Wallpaper Engine is trending in June 2026, but not for an update or a feature. Security researchers found malware hidden inside Steam Workshop wallpapers, and the news spread fast. This is a safety story, not a launch story.
What is Wallpaper Engine
Wallpaper Engine is a low-cost Steam app, not a game. It lets you set animated, interactive, and video wallpapers on your desktop, and it pulls most of its content from a massive Steam Workshop community. It launched in Early Access in 2016, hit full release in 2018, and has stayed one of the most-used apps on Steam, with one of the largest Workshop libraries anywhere.
The trigger: malware in the Workshop
In mid-June 2026, Kaspersky's Securelist published findings that attackers had uploaded malicious wallpapers to the Steam Workshop. The booby-trapped files used Wallpaper Engine as a delivery path to steal Steam credentials and hijack accounts. Coverage from BleepingComputer, PCGamesN, and others amplified it within days.
How it spread
Two things made this travel. First, the app is huge, so a Workshop threat affects a lot of people. Second, "your wallpaper app is stealing your Steam account" is an alarming headline that gets shared. Reddit and Steam community threads filled with users checking whether they had downloaded affected items.

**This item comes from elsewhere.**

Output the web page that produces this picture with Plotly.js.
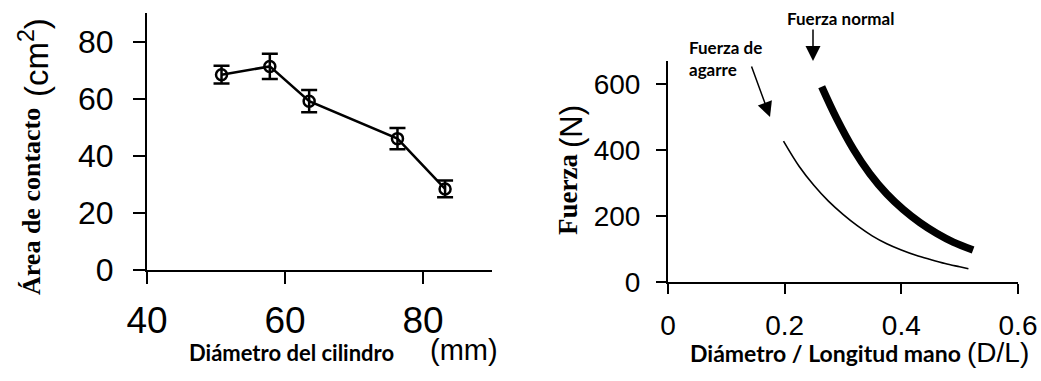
<!DOCTYPE html>
<html>
<head>
<meta charset="utf-8">
<script src="https://cdn.plot.ly/plotly-3.0.1.min.js"></script>
<style>html,body{margin:0;padding:0;background:#fff;}#chart{width:1041px;height:381px;}</style>
</head>
<body>
<div id="chart"></div>
<script>
// Left panel: contact area vs cylinder diameter
const diameterMm = [50.8, 57.8, 63.5, 76.3, 83.2];
const contactArea = [68.4, 71.3, 59.1, 46.0, 28.4];
const contactAreaErr = [3.1, 4.4, 3.9, 3.7, 2.9];
const leftXTicks = [40, 60, 80];
const leftYTicks = [0, 20, 40, 60, 80];

// Right panel: force vs D/L
const gripRatio = [0.198, 0.225, 0.25, 0.275, 0.30, 0.325, 0.35, 0.375, 0.40, 0.425, 0.45, 0.475, 0.50, 0.515];
const gripForce = [427, 350, 293, 245, 205, 170, 140, 116, 97, 81, 68, 56, 46, 40];
const normalRatio = [0.2635, 0.289, 0.318, 0.346, 0.375, 0.403, 0.432, 0.461, 0.489, 0.523];
const normalForce = [592, 496, 402, 328, 267, 220, 180, 147, 121, 97];
const rightXTicks = [0, 0.2, 0.4, 0.6];
const rightXTickText = ['0', '0.2', '0.4', '0.6'];
const rightYTicks = [0, 200, 400, 600];

const W = 1041, H = 381;
const px = v => v / W;
const py = v => 1 - v / H;

const traces = [
  {
    x: diameterMm, y: contactArea, xaxis: 'x', yaxis: 'y',
    type: 'scatter', mode: 'lines+markers',
    line: {color: '#000', width: 2.5},
    marker: {symbol: 'circle-open', size: 11, color: '#000', line: {width: 2.5, color: '#000'}},
    error_y: {type: 'data', array: contactAreaErr, visible: true, color: '#000', thickness: 2.5, width: 8},
    showlegend: false, hoverinfo: 'skip'
  },
  {
    x: gripRatio, y: gripForce, xaxis: 'x2', yaxis: 'y2',
    type: 'scatter', mode: 'lines',
    line: {color: '#000', width: 1.6, shape: 'spline', smoothing: 1},
    showlegend: false, hoverinfo: 'skip'
  },
  {
    x: normalRatio, y: normalForce, xaxis: 'x2', yaxis: 'y2',
    type: 'scatter', mode: 'lines',
    line: {color: '#000', width: 7.5, shape: 'spline', smoothing: 1},
    showlegend: false, hoverinfo: 'skip'
  }
];

const axisBase = {
  showgrid: false, zeroline: false, showline: true, linecolor: '#000', linewidth: 2,
  ticks: 'outside', tickcolor: '#000', tickwidth: 2, fixedrange: true
};

const sansTitle = 'Lato, "Open Sans", sans-serif';
const arial = '"Liberation Sans", Arial, sans-serif';
const serif = '"Liberation Serif", "Times New Roman", serif';

const layout = {
  width: W, height: H,
  margin: {l: 0, r: 0, t: 0, b: 0},
  paper_bgcolor: '#fff', plot_bgcolor: '#fff',
  showlegend: false,
  xaxis: Object.assign({}, axisBase, {
    domain: [px(147), px(492)], range: [40, 90], tickvals: leftXTicks, anchor: 'y',
    ticklen: 12, ticklabelstandoff: 5,
    tickfont: {family: arial, size: 37, color: '#000'}
  }),
  yaxis: Object.assign({}, axisBase, {
    domain: [py(270), py(13)], range: [0, 90], tickvals: leftYTicks, anchor: 'x',
    ticklen: 12, ticklabelstandoff: 13,
    tickfont: {family: arial, size: 32, color: '#000'}
  }),
  xaxis2: Object.assign({}, axisBase, {
    domain: [px(668), px(1018)], range: [0, 0.6], tickvals: rightXTicks, ticktext: rightXTickText, anchor: 'y2',
    ticklen: 10, ticklabelstandoff: 7,
    tickfont: {family: arial, size: 28, color: '#000'}
  }),
  yaxis2: Object.assign({}, axisBase, {
    domain: [py(282), py(61)], range: [0, 670], tickvals: rightYTicks, anchor: 'x2',
    ticklen: 10, ticklabelstandoff: 10,
    tickfont: {family: arial, size: 28, color: '#000'}
  }),
  annotations: [
    // left y title
    {xref: 'paper', yref: 'paper', x: px(31), y: py(202), xanchor: 'center', yanchor: 'middle',
     text: '<b>Área de contacto</b>', textangle: -90, showarrow: false,
     font: {family: serif, size: 26, color: '#000'}},
    {xref: 'paper', yref: 'paper', x: px(34), y: py(58), xanchor: 'center', yanchor: 'middle',
     text: '(cm<sup>2</sup>)', textangle: -90, showarrow: false,
     font: {family: arial, size: 33, color: '#000'}},
    // left x title
    {xref: 'paper', yref: 'paper', x: px(291), y: py(352), xanchor: 'center', yanchor: 'middle',
     text: '<b>Diámetro del cilindro</b>', showarrow: false,
     font: {family: sansTitle, size: 22, color: '#000'}},
    {xref: 'paper', yref: 'paper', x: px(464), y: py(350), xanchor: 'center', yanchor: 'middle',
     text: '(mm)', showarrow: false,
     font: {family: arial, size: 29, color: '#000'}},
    // right y title
    {xref: 'paper', yref: 'paper', x: px(568), y: py(195), xanchor: 'center', yanchor: 'middle',
     text: '<b>Fuerza</b>', textangle: -90, showarrow: false,
     font: {family: serif, size: 27, color: '#000'}},
    {xref: 'paper', yref: 'paper', x: px(572), y: py(127), xanchor: 'center', yanchor: 'middle',
     text: '(N)', textangle: -90, showarrow: false,
     font: {family: arial, size: 31, color: '#000'}},
    // right x title
    {xref: 'paper', yref: 'paper', x: px(825), y: py(353), xanchor: 'center', yanchor: 'middle',
     text: '<b>Diámetro / Longitud mano</b>', showarrow: false,
     font: {family: sansTitle, size: 23, color: '#000'}},
    {xref: 'paper', yref: 'paper', x: px(998), y: py(352), xanchor: 'center', yanchor: 'middle',
     text: '(D/L)', showarrow: false,
     font: {family: arial, size: 28, color: '#000'}},
    // curve labels
    {xref: 'paper', yref: 'paper', x: px(785), y: py(19), xanchor: 'left', yanchor: 'middle',
     text: '<b>Fuerza normal</b>', showarrow: false,
     font: {family: sansTitle, size: 17, color: '#000'}},
    {xref: 'paper', yref: 'paper', x: px(687), y: py(59), xanchor: 'left', yanchor: 'middle',
     text: '<b>Fuerza de<br>agarre</b>', align: 'left', showarrow: false,
     font: {family: sansTitle, size: 17, color: '#000'}},
    // arrows
    {xref: 'paper', yref: 'paper', x: px(813), y: py(61), ax: 0, ay: -33, axref: 'pixel', ayref: 'pixel',
     text: '', showarrow: true, arrowhead: 2, arrowsize: 2, arrowwidth: 1.5, arrowcolor: '#000'},
    {xref: 'paper', yref: 'paper', x: px(770), y: py(117), ax: -19, ay: -52, axref: 'pixel', ayref: 'pixel',
     text: '', showarrow: true, arrowhead: 2, arrowsize: 2, arrowwidth: 1.5, arrowcolor: '#000'}
  ]
};

Plotly.newPlot('chart', traces, layout, {staticPlot: true, displayModeBar: false});
</script>
</body>
</html>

- The app itself is not malware: the risk came from user-uploaded Workshop content
- Main targets: researchers reported most malicious downloads traced to China, then Russia
- Method: malicious wallpapers used to grab Steam credentials
- Onset: the campaign was active since at least August 2025
Why it's blowing up right now
The spike is a security scare, plain and simple. A widely installed app, a credible report from a major security firm, and a scary "account theft" angle combined into a fast-spreading story. People are searching to find out if they are at risk and how to stay safe, which is exactly what drives this kind of curve.